Cambodian PM asks US to stop deporting criminals

By AFP   April 27, 2017 | 02:20 am PT
'America is very smart...they keep only good people while they deport prisoners out of their country back to us.'

Cambodian leader Hun Sen called on the United States Thursday to stop forcibly deporting convicts with Cambodian heritage to the Southeast Asian nation, saying they should revise a policy that splits up families.

More than 500 felons have been sent to Cambodia through a repatriation deal, though many were raised in the U.S. and arrive in the country having never visited and unable to speak the language.

"America is very smart...they keep only good people while they deport prisoners out of their country back to us," said Hun Sen, the strongman premier who has ruled Cambodia for more than three decades.

"I hope the father of human rights which is America...will accept the proposal to amend the agreement to offer convicted Cambodians a chance to stay in the U.S. with their families," he added.

The prime minister's comments come after Cambodia's foreign ministry said earlier this week it wanted to renegotiate the 15-year-old agreement allowing both nations to deport criminals with ties to the other country.

The foreign ministry spokesman said the deal had been "criticised by both Cambodians here and Cambodian communities in the U.S." as a form of "double punishment" for those who are deported against their will.

A spokesman for the U.S. Embassy in Phnom Penh told AFP they had been informed of Cambodia's desire to amend the agreement.

Hun Sen routinely hurls insults at the United States and jumps on any opportunity to point out hypocrisy in American foreign policy.

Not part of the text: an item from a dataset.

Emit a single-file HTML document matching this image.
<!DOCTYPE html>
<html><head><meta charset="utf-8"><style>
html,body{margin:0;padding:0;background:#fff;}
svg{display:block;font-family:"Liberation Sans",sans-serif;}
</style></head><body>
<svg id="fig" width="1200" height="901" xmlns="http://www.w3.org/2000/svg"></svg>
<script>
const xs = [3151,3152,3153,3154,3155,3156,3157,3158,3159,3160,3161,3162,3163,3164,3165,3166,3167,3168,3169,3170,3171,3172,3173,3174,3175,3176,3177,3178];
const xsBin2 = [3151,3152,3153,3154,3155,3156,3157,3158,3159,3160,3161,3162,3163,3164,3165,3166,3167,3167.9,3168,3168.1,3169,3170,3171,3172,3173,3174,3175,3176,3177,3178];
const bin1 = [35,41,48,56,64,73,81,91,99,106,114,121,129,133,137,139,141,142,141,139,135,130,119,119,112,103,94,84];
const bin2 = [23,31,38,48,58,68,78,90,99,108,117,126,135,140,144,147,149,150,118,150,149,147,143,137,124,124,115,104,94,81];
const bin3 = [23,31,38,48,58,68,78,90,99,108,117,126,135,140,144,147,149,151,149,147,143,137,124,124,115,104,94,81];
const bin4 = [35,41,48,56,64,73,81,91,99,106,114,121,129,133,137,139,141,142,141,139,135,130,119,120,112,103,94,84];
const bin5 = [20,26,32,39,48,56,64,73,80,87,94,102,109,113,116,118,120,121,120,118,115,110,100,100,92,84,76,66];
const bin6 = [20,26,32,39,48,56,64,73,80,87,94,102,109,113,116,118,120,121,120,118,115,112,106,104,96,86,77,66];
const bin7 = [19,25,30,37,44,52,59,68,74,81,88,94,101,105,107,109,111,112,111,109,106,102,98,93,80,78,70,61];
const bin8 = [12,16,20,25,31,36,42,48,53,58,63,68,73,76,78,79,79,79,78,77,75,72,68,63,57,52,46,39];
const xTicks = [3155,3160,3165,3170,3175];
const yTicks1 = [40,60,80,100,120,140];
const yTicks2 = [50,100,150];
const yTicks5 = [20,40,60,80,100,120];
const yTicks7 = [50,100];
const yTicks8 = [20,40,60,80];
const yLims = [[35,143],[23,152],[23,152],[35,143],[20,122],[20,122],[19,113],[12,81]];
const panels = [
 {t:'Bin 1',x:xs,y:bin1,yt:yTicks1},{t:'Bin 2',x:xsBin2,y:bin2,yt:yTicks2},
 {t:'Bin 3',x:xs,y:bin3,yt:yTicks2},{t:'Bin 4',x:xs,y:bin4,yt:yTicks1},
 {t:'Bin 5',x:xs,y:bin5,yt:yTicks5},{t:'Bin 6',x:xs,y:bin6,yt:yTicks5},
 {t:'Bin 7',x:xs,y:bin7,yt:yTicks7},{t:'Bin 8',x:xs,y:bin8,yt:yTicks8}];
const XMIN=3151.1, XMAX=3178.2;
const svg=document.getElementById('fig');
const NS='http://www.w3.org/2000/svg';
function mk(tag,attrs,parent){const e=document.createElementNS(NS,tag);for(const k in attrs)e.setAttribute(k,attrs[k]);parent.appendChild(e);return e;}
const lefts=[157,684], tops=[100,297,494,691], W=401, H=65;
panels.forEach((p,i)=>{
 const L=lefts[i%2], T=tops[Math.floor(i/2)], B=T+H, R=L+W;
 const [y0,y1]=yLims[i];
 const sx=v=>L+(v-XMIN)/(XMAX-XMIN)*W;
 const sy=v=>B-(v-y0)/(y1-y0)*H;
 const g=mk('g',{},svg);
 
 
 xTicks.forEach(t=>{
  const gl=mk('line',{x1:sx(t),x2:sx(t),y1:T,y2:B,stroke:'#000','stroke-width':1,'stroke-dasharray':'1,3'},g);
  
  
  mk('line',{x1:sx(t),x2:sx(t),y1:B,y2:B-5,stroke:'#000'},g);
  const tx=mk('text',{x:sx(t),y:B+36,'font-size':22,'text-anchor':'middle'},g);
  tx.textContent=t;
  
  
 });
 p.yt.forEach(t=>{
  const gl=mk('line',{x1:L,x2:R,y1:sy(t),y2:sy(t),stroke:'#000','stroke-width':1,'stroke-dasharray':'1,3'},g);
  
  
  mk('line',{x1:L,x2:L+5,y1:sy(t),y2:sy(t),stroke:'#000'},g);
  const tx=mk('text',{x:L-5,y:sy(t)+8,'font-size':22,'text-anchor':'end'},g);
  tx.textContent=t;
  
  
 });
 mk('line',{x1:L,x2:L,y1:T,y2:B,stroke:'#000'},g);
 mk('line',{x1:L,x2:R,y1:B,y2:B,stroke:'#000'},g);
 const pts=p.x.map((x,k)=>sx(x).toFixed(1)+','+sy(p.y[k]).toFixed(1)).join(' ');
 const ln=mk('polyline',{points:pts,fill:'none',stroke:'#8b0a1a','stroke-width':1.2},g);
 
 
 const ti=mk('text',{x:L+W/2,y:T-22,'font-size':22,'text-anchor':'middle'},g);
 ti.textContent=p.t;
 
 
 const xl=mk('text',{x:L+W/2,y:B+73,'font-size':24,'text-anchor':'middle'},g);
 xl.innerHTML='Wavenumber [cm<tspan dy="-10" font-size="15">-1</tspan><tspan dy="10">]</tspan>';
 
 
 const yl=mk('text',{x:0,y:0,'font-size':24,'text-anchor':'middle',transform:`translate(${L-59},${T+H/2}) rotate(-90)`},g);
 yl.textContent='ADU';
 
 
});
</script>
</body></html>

Washington secretly bombed Cambodia during the Indochina wars but went on to be a major donor as the country emerged from the ashes of the Khmer Rouge genocide, pouring billions in aid into the country.

It also took in tens of thousands of Cambodian refugees.

Yet relations between the two nations have grown increasingly frosty in recent years, a period that has seen Cambodia grow closer to regional superpower Beijing.

China has lavished the poverty-stricken country with billions of dollars in grants and low-interest loans over the past few decades.

Unlike aid from the U.S., Beijing's support comes without pressure to address rights abuses or strengthen the country's fragile democracy.